Time to survey toilets

The Western Mail in Wales reports the National Assembly’s Enterprise and Learning Committee has found education funding is so complicated schools are missing out on vital cash for basic facilities like clean toilets and classrooms as a result.

It is calling on the Education Minister Jane Hutt to lift the “funding fog”, and also wants the Assembly Government to carry out an immediate survey of all school toilets.

Sharon Mills, of Deri, near Bargoed, whose five-year-old son Mason died after contracting E. coli, said,

"We are living in the 21st century, yet many school toilets are like something from the dark ages."

Although it is believed the Deri Primary School pupil contracted the food poisoning bug through infected meat, many of the 150 people – most of them school children – who were struck down two years ago contracted the illness from people who were already infected. Promoting good handwashing habits is seen as one of the best ways of preventing disease.

But an inquiry by leading Welsh health experts found that a failure by many schools to provide basics such as warm water and soap for children to wash their hands after using the toilet encouraged the bug to spread.

Mother-of-two Pam Sacchi, of Bridgend, whose son Daniel, now 14, was hospitalised after contracting E.coli in 2005 when he was 12, said:

“I still have parents coming up to me, complaining their children don’t have soap to wash their hands with in their school toilets. This should not be happening and something needs to be done. I realise there are sometimes funding shortfalls but the health of our children must come first.”

Proper handwashing begins with access to proper tools. That is why soap and paper towels are a necessary requirement for any public bathroom.

Proper handwashing still requires proper tools

It's a message that goes unheeded -- at home and abroad.

Research published in the New Zealand Medical Journal found almost 20 percent of men, and 8 percent of women didn't wash their hands after going to the toilet.

But what's worse says New Zealand Public Health Association (PHA) Director Dr Gay Keating is that some schools have appalling washroom facilities, and it is often not possible for students to wash and dry their hands properly – even if they want to.

"Sometimes there is no soap, let alone hot water, and children are expected to wash their hands in freezing water, even in the middle of winter. There may be no paper towels, or hand dryers.

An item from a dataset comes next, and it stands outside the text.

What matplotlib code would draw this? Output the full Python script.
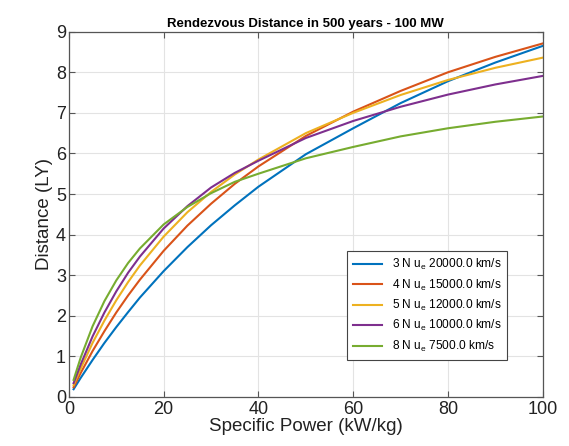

"This is a great disincentive to proper hand washing, and pupils who do not wash their hands properly are at greater risk of contracting illnesses themselves, or passing on bugs. They then have to have days off school, which recent educational research has shown often leads to them falling behind in school work. …

“Hand-hygiene is basic to maintaining good health.”


Dr Keating says all schools should provide pupils with soap, warm water and hand-drying facilities.